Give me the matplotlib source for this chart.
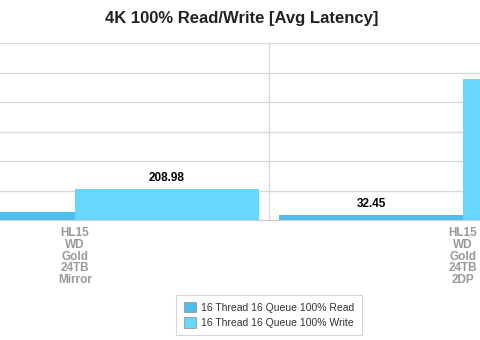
import matplotlib.pyplot as plt
import numpy as np

plt.rcParams['font.family'] = ['Liberation Sans', 'DejaVu Sans']

# data
categories = ["HL15\nWD\nGold\n24TB\nMirror", "HL15\nWD\nGold\n24TB\n2DP"]
read_latency = [52.0, 32.45]
write_latency = [208.98, 959.0]
series_names = ["16 Thread 16 Queue 100% Read", "16 Thread 16 Queue 100% Write"]
colors = ["#4dbdeb", "#66d7ff"]

fig = plt.figure(figsize=(4.8, 3.4), dpi=100)
# plot area is wider than the image (cropped view)
ax = fig.add_axes([0, 120 / 340, 1, (220 - 43.3) / 340])

x = np.arange(len(categories))
w = 0.474
b1 = ax.bar(x - w / 2, read_latency, w, color=colors[0], label=series_names[0], zorder=2)
b2 = ax.bar(x + w / 2, write_latency, w, color=colors[1], label=series_names[1], zorder=2)

# labels of bars whose centre is outside the view get clipped
for bars, vals in ((b1, read_latency), (b2, write_latency)):
    for bar, v in zip(bars, vals):
        ax.annotate(f"{v:.2f}", (bar.get_x() + bar.get_width() / 2, v),
                    xytext=(0, 3.5), textcoords="offset points", ha="center", va="bottom",
                    fontsize=8.5, fontweight="bold", color="#000000", annotation_clip=True)

ax.set_yticks(np.arange(0, 1201, 200))
ax.set_yticklabels([])
ax.tick_params(axis="y", length=0)
ax.set_xticks(x)
ax.set_xticklabels(categories, fontsize=8.5, fontweight="bold", color="#999999", linespacing=0.98)
ax.tick_params(axis="x", length=0, pad=5)
ax.set_xticks([-0.5, 0.5, 1.5], minor=True)
ax.tick_params(axis="x", which="minor", length=0)
ax.set_xlim(-75 / 388, 405 / 388)
ax.set_ylim(0, 1200)

ax.grid(axis="y", color="#d9d9d9", linewidth=1, zorder=0)
ax.grid(axis="x", which="minor", color="#d9d9d9", linewidth=1, zorder=0)
ax.grid(axis="x", which="major", visible=False)
for s in ["top", "left", "right"]:
    ax.spines[s].set_visible(False)
ax.spines["bottom"].set_color("#cccccc")

fig.text(242 / 480, 1 - 18 / 340, "4K 100% Read/Write [Avg Latency]", ha="center", va="center",
         fontsize=12, fontweight="bold", color="#222222")

leg = fig.legend(handles=[b1, b2], loc="center", bbox_to_anchor=(269 / 480, 1 - 315 / 340),
                 fontsize=7.5, frameon=True, fancybox=False, edgecolor="#cccccc",
                 handlelength=1.2, handleheight=1.2, handletextpad=0.5, labelspacing=0.45,
                 borderpad=0.7, borderaxespad=0, labelcolor="#333333")
leg.get_frame().set_linewidth(0.8)
for h in leg.legend_handles:
    h.set_edgecolor("#999999")
    h.set_linewidth(0.6)

fig.savefig("out.png", dpi=100)
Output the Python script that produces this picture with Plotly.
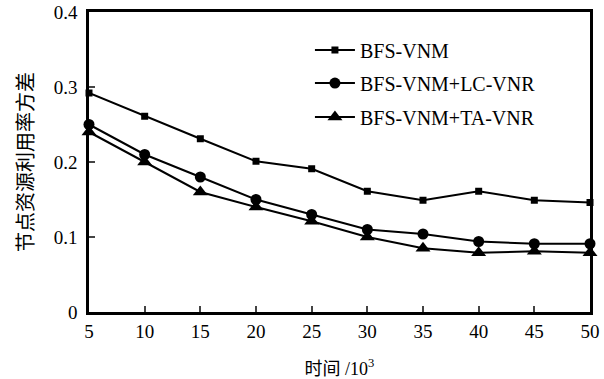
import plotly.graph_objects as go

x_vals = [5, 10, 15, 20, 25, 30, 35, 40, 45, 50]
bfs_vnm = [0.292, 0.261, 0.231, 0.201, 0.191, 0.161, 0.149, 0.161, 0.149, 0.146]
bfs_lc = [0.250, 0.210, 0.180, 0.150, 0.130, 0.110, 0.104, 0.094, 0.091, 0.091]
bfs_ta = [0.240, 0.200, 0.160, 0.140, 0.121, 0.100, 0.085, 0.079, 0.081, 0.079]
names = ["BFS-VNM", "BFS-VNM+LC-VNR", "BFS-VNM+TA-VNR"]
y_ticks = [0, 0.1, 0.2, 0.3, 0.4]
y_tick_labels = ["0", "0.1", "0.2", "0.3", "0.4"]

SERIF = "'Times New Roman', 'Liberation Serif', 'Noto Sans CJK SC', serif"

fig = go.Figure()
series = [(bfs_vnm, "square", 7), (bfs_lc, "circle", 11), (bfs_ta, "triangle-up", 13)]
legend_ids = ["legend", "legend2", "legend3"]
for (vals, sym, sz), nm, lid in zip(series, names, legend_ids):
    fig.add_trace(go.Scatter(x=x_vals, y=vals, name=nm, mode="lines+markers",
                             line=dict(color="black", width=2),
                             marker=dict(symbol=sym, size=sz, color="black"),
                             legend=lid, cliponaxis=False))

leg_common = dict(xanchor="left", yanchor="middle", bgcolor="rgba(0,0,0,0)",
                  font=dict(size=20, family=SERIF, color="black"), itemwidth=40)
legend_rows = [0.873, 0.763, 0.65]
legend_x = 0.441

fig.update_layout(
    width=604, height=379,
    margin=dict(l=89, r=14, t=12, b=67, autoexpand=False),
    plot_bgcolor="white", paper_bgcolor="white",
    font=dict(family=SERIF, size=19, color="black"),
    showlegend=True,
    legend=dict(x=legend_x, y=legend_rows[0], **leg_common),
    legend2=dict(x=legend_x, y=legend_rows[1], **leg_common),
    legend3=dict(x=legend_x, y=legend_rows[2], **leg_common),
    xaxis=dict(range=[5, 50], tickvals=x_vals, ticks="inside", ticklen=6,
               tickwidth=1.5, showline=True, linewidth=2.5, linecolor="black",
               mirror=True, showgrid=False, zeroline=False, automargin=False,
               tickfont=dict(size=19, family=SERIF),
               title=dict(text="时间 /10<sup>3</sup>",
                          font=dict(size=18, family=SERIF),
                          standoff=22)),
    yaxis=dict(range=[0, 0.4], tickvals=y_ticks, ticktext=y_tick_labels,
               ticks="inside", ticklen=6, tickwidth=1.5, showline=True,
               linewidth=2.5, linecolor="black", mirror=True, showgrid=False,
               zeroline=False, automargin=False, tickfont=dict(size=19, family=SERIF),
               ticklabelstandoff=5,
               title=dict(text="节点资源利用率方差",
                          font=dict(size=20, family="'Noto Sans CJK SC'"),
                          standoff=15)),
)

fig.write_html("out.html",
               config={"displayModeBar": False},
               post_script="document.body.style.margin='0';document.body.style.padding='0';")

------------------------

__What needs to be done__:
Return the material line for line, from its beginning to the line that contains "ax = fig.add_axes([0, 120", with the pictures left out.

__Reply__:
Give me the matplotlib source for this chart.
import matplotlib.pyplot as plt
import numpy as np

plt.rcParams['font.family'] = ['Liberation Sans', 'DejaVu Sans']

# data
categories = ["HL15\nWD\nGold\n24TB\nMirror", "HL15\nWD\nGold\n24TB\n2DP"]
read_latency = [52.0, 32.45]
write_latency = [208.98, 959.0]
series_names = ["16 Thread 16 Queue 100% Read", "16 Thread 16 Queue 100% Write"]
colors = ["#4dbdeb", "#66d7ff"]

fig = plt.figure(figsize=(4.8, 3.4), dpi=100)
# plot area is wider than the image (cropped view)
ax = fig.add_axes([0, 120 / 340, 1, (220 - 43.3) / 340])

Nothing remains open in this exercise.